[Start]

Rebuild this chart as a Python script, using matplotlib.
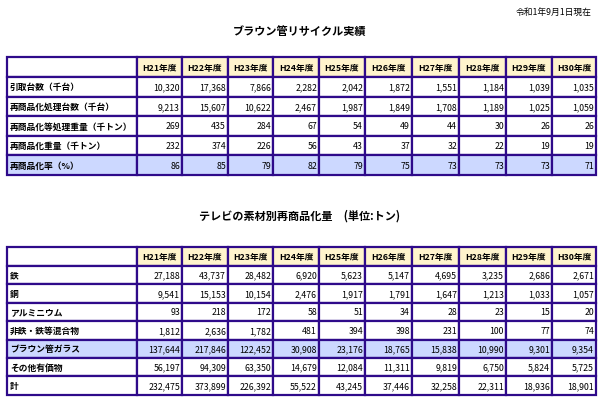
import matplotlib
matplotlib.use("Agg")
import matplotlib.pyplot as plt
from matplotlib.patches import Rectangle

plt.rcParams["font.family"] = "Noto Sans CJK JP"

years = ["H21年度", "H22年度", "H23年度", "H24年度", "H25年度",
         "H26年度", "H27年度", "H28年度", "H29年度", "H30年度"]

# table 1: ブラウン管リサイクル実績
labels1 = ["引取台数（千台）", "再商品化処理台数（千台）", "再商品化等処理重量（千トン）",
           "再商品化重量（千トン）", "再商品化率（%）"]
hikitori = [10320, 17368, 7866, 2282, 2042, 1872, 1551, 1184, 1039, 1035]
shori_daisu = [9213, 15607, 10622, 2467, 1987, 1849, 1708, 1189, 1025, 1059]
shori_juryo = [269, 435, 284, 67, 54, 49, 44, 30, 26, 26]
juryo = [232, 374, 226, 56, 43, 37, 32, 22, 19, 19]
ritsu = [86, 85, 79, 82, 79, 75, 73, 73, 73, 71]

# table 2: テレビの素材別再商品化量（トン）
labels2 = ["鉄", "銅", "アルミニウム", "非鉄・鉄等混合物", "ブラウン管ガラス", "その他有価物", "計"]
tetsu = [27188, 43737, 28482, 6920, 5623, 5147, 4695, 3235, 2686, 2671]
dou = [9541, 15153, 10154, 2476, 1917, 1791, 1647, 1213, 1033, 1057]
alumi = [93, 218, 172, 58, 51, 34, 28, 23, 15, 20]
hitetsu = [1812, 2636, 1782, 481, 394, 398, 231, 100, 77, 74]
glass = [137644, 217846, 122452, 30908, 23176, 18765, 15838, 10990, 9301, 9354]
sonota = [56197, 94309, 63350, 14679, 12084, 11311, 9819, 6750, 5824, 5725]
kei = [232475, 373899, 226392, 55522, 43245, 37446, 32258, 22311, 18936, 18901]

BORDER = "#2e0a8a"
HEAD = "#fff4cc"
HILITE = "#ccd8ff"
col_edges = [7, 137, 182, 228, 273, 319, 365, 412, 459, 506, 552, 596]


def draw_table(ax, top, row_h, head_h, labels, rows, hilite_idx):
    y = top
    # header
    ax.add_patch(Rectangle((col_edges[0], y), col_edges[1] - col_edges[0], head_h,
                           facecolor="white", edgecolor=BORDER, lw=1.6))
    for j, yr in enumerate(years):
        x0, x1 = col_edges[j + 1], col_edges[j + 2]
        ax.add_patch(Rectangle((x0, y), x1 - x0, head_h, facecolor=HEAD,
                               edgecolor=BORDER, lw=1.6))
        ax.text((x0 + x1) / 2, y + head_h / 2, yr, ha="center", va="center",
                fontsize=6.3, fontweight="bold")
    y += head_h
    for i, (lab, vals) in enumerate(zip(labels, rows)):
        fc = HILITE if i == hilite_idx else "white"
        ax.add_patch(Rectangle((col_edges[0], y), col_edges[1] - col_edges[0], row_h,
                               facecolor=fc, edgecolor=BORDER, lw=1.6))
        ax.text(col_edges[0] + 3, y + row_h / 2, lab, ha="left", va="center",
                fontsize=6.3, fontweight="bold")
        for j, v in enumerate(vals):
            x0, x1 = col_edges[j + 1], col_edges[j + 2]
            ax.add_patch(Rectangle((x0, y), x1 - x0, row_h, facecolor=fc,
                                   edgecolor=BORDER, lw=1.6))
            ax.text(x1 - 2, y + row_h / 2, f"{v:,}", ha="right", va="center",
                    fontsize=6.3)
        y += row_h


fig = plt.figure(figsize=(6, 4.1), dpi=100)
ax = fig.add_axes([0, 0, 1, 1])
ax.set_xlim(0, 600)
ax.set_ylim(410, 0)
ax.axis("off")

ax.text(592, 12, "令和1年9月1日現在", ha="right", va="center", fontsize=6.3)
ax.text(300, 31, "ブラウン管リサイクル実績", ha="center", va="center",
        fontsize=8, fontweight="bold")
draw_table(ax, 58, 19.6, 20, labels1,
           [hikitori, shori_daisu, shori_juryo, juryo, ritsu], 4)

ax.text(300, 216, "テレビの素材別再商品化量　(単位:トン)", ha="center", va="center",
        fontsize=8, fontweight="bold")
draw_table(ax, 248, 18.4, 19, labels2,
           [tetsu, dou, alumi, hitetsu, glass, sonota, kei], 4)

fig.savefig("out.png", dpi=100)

[End]

PROMPT: Set the pictures aside and transcribe the data above exactly.

ANSWER TO THIS EXERCISE:
Rebuild this chart as a Python script, using matplotlib.
import matplotlib
matplotlib.use("Agg")
import matplotlib.pyplot as plt
from matplotlib.patches import Rectangle

plt.rcParams["font.family"] = "Noto Sans CJK JP"

years = ["H21年度", "H22年度", "H23年度", "H24年度", "H25年度",
         "H26年度", "H27年度", "H28年度", "H29年度", "H30年度"]

# table 1: ブラウン管リサイクル実績
labels1 = ["引取台数（千台）", "再商品化処理台数（千台）", "再商品化等処理重量（千トン）",
           "再商品化重量（千トン）", "再商品化率（%）"]
hikitori = [10320, 17368, 7866, 2282, 2042, 1872, 1551, 1184, 1039, 1035]
shori_daisu = [9213, 15607, 10622, 2467, 1987, 1849, 1708, 1189, 1025, 1059]
shori_juryo = [269, 435, 284, 67, 54, 49, 44, 30, 26, 26]
juryo = [232, 374, 226, 56, 43, 37, 32, 22, 19, 19]
ritsu = [86, 85, 79, 82, 79, 75, 73, 73, 73, 71]

# table 2: テレビの素材別再商品化量（トン）
labels2 = ["鉄", "銅", "アルミニウム", "非鉄・鉄等混合物", "ブラウン管ガラス", "その他有価物", "計"]
tetsu = [27188, 43737, 28482, 6920, 5623, 5147, 4695, 3235, 2686, 2671]
dou = [9541, 15153, 10154, 2476, 1917, 1791, 1647, 1213, 1033, 1057]
alumi = [93, 218, 172, 58, 51, 34, 28, 23, 15, 20]
hitetsu = [1812, 2636, 1782, 481, 394, 398, 231, 100, 77, 74]
glass = [137644, 217846, 122452, 30908, 23176, 18765, 15838, 10990, 9301, 9354]
sonota = [56197, 94309, 63350, 14679, 12084, 11311, 9819, 6750, 5824, 5725]
kei = [232475, 373899, 226392, 55522, 43245, 37446, 32258, 22311, 18936, 18901]

BORDER = "#2e0a8a"
HEAD = "#fff4cc"
HILITE = "#ccd8ff"
col_edges = [7, 137, 182, 228, 273, 319, 365, 412, 459, 506, 552, 596]


def draw_table(ax, top, row_h, head_h, labels, rows, hilite_idx):
    y = top
    # header
    ax.add_patch(Rectangle((col_edges[0], y), col_edges[1] - col_edges[0], head_h,
                           facecolor="white", edgecolor=BORDER, lw=1.6))
    for j, yr in enumerate(years):
        x0, x1 = col_edges[j + 1], col_edges[j + 2]
        ax.add_patch(Rectangle((x0, y), x1 - x0, head_h, facecolor=HEAD,
                               edgecolor=BORDER, lw=1.6))
        ax.text((x0 + x1) / 2, y + head_h / 2, yr, ha="center", va="center",
                fontsize=6.3, fontweight="bold")
    y += head_h
    for i, (lab, vals) in enumerate(zip(labels, rows)):
        fc = HILITE if i == hilite_idx else "white"
        ax.add_patch(Rectangle((col_edges[0], y), col_edges[1] - col_edges[0], row_h,
                               facecolor=fc, edgecolor=BORDER, lw=1.6))
        ax.text(col_edges[0] + 3, y + row_h / 2, lab, ha="left", va="center",
                fontsize=6.3, fontweight="bold")
        for j, v in enumerate(vals):
            x0, x1 = col_edges[j + 1], col_edges[j + 2]
            ax.add_patch(Rectangle((x0, y), x1 - x0, row_h, facecolor=fc,
                                   edgecolor=BORDER, lw=1.6))
            ax.text(x1 - 2, y + row_h / 2, f"{v:,}", ha="right", va="center",
                    fontsize=6.3)
        y += row_h


fig = plt.figure(figsize=(6, 4.1), dpi=100)
ax = fig.add_axes([0, 0, 1, 1])
ax.set_xlim(0, 600)
ax.set_ylim(410, 0)
ax.axis("off")

ax.text(592, 12, "令和1年9月1日現在", ha="right", va="center", fontsize=6.3)
ax.text(300, 31, "ブラウン管リサイクル実績", ha="center", va="center",
        fontsize=8, fontweight="bold")
draw_table(ax, 58, 19.6, 20, labels1,
           [hikitori, shori_daisu, shori_juryo, juryo, ritsu], 4)

ax.text(300, 216, "テレビの素材別再商品化量　(単位:トン)", ha="center", va="center",
        fontsize=8, fontweight="bold")
draw_table(ax, 248, 18.4, 19, labels2,
           [tetsu, dou, alumi, hitetsu, glass, sonota, kei], 4)

fig.savefig("out.png", dpi=100)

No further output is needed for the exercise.